Scan the entries below for the word "this". Copy each line that has it.
'''
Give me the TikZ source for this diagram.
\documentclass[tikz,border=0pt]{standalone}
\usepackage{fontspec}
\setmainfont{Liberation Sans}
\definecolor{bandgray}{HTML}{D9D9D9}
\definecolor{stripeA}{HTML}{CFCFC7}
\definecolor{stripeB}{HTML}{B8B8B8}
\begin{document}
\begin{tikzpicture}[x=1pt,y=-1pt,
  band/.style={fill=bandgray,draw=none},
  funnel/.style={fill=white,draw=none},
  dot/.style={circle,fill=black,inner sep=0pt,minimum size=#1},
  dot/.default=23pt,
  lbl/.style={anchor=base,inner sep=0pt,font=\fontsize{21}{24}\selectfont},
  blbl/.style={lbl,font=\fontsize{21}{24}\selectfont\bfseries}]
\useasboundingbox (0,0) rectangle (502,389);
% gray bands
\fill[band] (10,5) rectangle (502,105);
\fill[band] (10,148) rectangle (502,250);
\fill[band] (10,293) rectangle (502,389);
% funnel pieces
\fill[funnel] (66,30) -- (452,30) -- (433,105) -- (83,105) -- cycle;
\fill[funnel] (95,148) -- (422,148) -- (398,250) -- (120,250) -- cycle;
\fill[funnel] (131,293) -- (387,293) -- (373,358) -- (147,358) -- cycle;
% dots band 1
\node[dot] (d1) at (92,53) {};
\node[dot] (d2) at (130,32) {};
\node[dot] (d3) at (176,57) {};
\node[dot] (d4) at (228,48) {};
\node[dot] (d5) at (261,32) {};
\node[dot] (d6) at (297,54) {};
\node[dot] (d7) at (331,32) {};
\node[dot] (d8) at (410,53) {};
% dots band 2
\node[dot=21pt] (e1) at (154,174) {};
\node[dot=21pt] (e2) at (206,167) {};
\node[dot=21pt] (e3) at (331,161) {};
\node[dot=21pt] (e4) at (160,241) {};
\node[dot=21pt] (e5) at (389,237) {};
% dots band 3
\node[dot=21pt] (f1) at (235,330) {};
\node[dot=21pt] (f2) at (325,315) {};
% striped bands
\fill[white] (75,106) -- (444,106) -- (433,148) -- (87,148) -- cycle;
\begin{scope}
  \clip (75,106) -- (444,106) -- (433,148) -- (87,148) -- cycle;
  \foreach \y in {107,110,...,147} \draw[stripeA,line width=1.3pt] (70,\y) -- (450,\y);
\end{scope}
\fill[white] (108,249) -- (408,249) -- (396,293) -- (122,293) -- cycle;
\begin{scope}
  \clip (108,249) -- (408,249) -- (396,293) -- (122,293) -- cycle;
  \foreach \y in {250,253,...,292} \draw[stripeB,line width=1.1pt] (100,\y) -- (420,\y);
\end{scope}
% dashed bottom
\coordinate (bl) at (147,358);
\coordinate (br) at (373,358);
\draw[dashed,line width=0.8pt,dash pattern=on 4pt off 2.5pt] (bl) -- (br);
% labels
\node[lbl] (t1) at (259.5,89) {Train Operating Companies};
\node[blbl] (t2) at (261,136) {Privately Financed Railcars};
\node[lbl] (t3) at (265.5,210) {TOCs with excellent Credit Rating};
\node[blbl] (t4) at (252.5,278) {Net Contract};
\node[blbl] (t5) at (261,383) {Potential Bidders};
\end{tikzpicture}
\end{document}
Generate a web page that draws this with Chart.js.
'''
--- Final result ---
Give me the TikZ source for this diagram.
Generate a web page that draws this with Chart.js.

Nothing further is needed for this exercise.